EXERCISE INSTRUCTIONS - Without including any pictures, copy each entry below exactly.

PROVIDED DATA -

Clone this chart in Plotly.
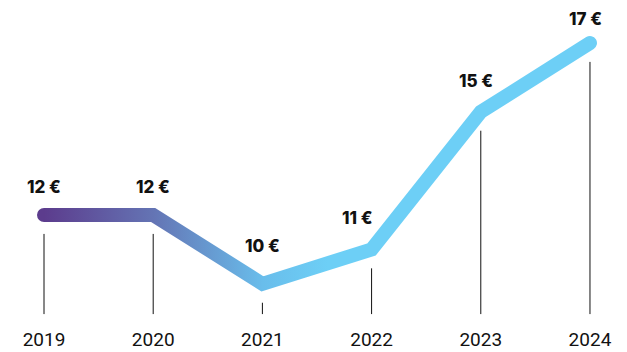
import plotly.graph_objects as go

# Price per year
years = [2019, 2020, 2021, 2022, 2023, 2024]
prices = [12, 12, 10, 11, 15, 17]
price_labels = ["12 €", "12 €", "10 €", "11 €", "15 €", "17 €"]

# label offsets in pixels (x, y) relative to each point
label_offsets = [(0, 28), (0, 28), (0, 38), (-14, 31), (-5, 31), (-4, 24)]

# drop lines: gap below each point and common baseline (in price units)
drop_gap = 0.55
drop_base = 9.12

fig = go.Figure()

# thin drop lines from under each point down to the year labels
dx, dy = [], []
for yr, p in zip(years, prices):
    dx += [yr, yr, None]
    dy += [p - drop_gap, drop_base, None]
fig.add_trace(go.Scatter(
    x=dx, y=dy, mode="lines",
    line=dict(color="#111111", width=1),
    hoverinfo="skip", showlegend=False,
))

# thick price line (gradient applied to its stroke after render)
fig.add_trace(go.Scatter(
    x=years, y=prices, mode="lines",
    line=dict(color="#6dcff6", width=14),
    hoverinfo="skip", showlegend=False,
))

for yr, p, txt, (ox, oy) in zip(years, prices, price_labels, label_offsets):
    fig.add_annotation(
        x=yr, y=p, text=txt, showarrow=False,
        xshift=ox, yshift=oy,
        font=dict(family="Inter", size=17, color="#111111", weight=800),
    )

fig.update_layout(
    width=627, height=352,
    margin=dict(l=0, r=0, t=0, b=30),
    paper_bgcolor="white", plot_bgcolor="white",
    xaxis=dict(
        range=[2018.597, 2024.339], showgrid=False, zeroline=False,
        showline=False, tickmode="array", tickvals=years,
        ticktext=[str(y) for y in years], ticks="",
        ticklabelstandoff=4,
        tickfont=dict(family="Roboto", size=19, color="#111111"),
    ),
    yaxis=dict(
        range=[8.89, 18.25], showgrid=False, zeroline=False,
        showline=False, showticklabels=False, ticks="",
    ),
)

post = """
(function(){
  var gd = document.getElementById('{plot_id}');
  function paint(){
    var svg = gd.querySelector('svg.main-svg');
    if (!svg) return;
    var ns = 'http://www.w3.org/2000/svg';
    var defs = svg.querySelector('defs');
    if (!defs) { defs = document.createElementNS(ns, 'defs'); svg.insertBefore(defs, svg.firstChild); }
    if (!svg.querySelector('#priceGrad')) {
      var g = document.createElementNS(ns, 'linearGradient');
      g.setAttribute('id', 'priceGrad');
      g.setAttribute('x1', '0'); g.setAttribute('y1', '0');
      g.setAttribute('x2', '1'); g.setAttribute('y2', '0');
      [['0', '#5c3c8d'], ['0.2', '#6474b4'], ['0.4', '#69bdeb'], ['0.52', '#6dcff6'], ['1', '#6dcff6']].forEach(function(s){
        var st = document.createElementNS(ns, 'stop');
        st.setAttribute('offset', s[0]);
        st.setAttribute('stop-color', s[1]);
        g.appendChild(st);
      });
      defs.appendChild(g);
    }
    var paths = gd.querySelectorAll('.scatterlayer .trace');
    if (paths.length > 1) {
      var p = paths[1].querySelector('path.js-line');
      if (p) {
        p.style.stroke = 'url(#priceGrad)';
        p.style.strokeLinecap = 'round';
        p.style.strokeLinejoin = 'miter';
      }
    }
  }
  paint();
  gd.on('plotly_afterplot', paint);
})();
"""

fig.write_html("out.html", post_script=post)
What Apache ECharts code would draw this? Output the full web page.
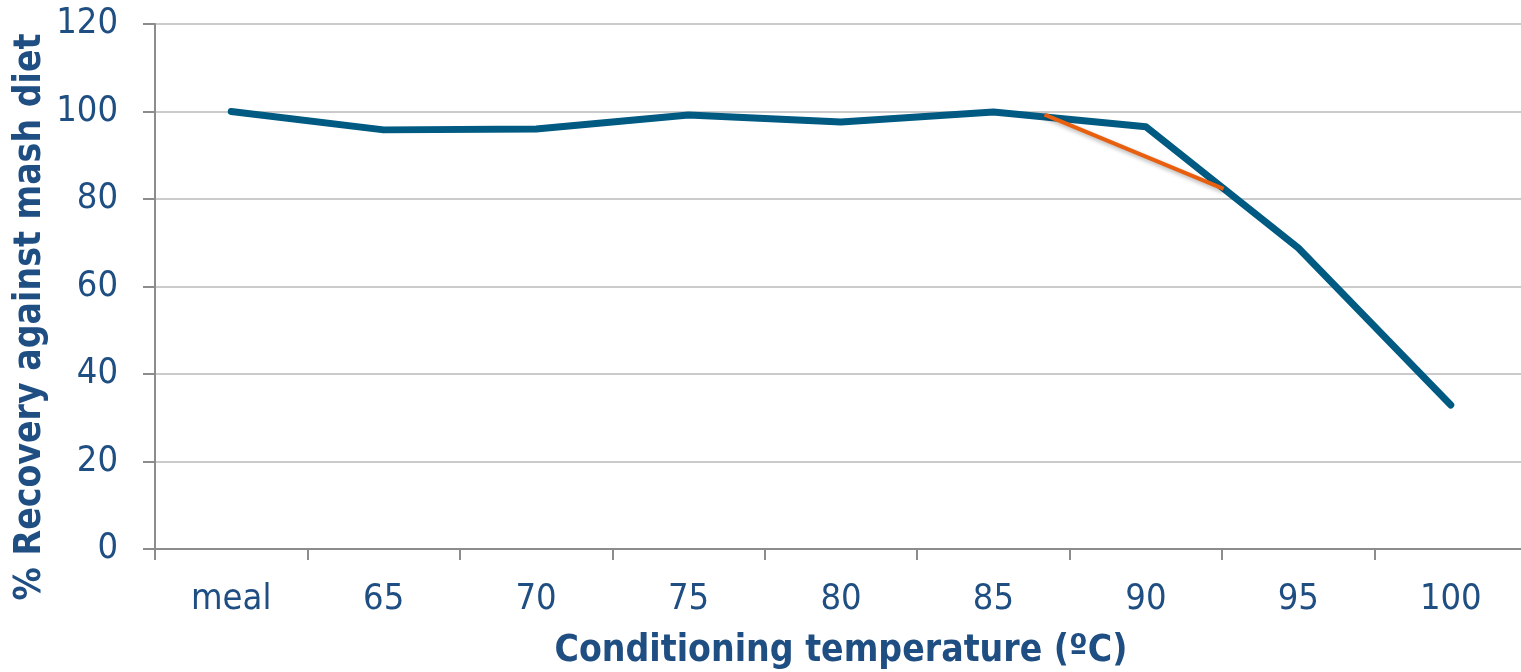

FULL ANSWER -
Clone this chart in Plotly.
import plotly.graph_objects as go

# Price per year
years = [2019, 2020, 2021, 2022, 2023, 2024]
prices = [12, 12, 10, 11, 15, 17]
price_labels = ["12 €", "12 €", "10 €", "11 €", "15 €", "17 €"]

# label offsets in pixels (x, y) relative to each point
label_offsets = [(0, 28), (0, 28), (0, 38), (-14, 31), (-5, 31), (-4, 24)]

# drop lines: gap below each point and common baseline (in price units)
drop_gap = 0.55
drop_base = 9.12

fig = go.Figure()

# thin drop lines from under each point down to the year labels
dx, dy = [], []
for yr, p in zip(years, prices):
    dx += [yr, yr, None]
    dy += [p - drop_gap, drop_base, None]
fig.add_trace(go.Scatter(
    x=dx, y=dy, mode="lines",
    line=dict(color="#111111", width=1),
    hoverinfo="skip", showlegend=False,
))

# thick price line (gradient applied to its stroke after render)
fig.add_trace(go.Scatter(
    x=years, y=prices, mode="lines",
    line=dict(color="#6dcff6", width=14),
    hoverinfo="skip", showlegend=False,
))

for yr, p, txt, (ox, oy) in zip(years, prices, price_labels, label_offsets):
    fig.add_annotation(
        x=yr, y=p, text=txt, showarrow=False,
        xshift=ox, yshift=oy,
        font=dict(family="Inter", size=17, color="#111111", weight=800),
    )

fig.update_layout(
    width=627, height=352,
    margin=dict(l=0, r=0, t=0, b=30),
    paper_bgcolor="white", plot_bgcolor="white",
    xaxis=dict(
        range=[2018.597, 2024.339], showgrid=False, zeroline=False,
        showline=False, tickmode="array", tickvals=years,
        ticktext=[str(y) for y in years], ticks="",
        ticklabelstandoff=4,
        tickfont=dict(family="Roboto", size=19, color="#111111"),
    ),
    yaxis=dict(
        range=[8.89, 18.25], showgrid=False, zeroline=False,
        showline=False, showticklabels=False, ticks="",
    ),
)

post = """
(function(){
  var gd = document.getElementById('{plot_id}');
  function paint(){
    var svg = gd.querySelector('svg.main-svg');
    if (!svg) return;
    var ns = 'http://www.w3.org/2000/svg';
    var defs = svg.querySelector('defs');
    if (!defs) { defs = document.createElementNS(ns, 'defs'); svg.insertBefore(defs, svg.firstChild); }
    if (!svg.querySelector('#priceGrad')) {
      var g = document.createElementNS(ns, 'linearGradient');
      g.setAttribute('id', 'priceGrad');
      g.setAttribute('x1', '0'); g.setAttribute('y1', '0');
      g.setAttribute('x2', '1'); g.setAttribute('y2', '0');
      [['0', '#5c3c8d'], ['0.2', '#6474b4'], ['0.4', '#69bdeb'], ['0.52', '#6dcff6'], ['1', '#6dcff6']].forEach(function(s){
        var st = document.createElementNS(ns, 'stop');
        st.setAttribute('offset', s[0]);
        st.setAttribute('stop-color', s[1]);
        g.appendChild(st);
      });
      defs.appendChild(g);
    }
    var paths = gd.querySelectorAll('.scatterlayer .trace');
    if (paths.length > 1) {
      var p = paths[1].querySelector('path.js-line');
      if (p) {
        p.style.stroke = 'url(#priceGrad)';
        p.style.strokeLinecap = 'round';
        p.style.strokeLinejoin = 'miter';
      }
    }
  }
  paint();
  gd.on('plotly_afterplot', paint);
})();
"""

fig.write_html("out.html", post_script=post)
What Apache ECharts code would draw this? Output the full web page.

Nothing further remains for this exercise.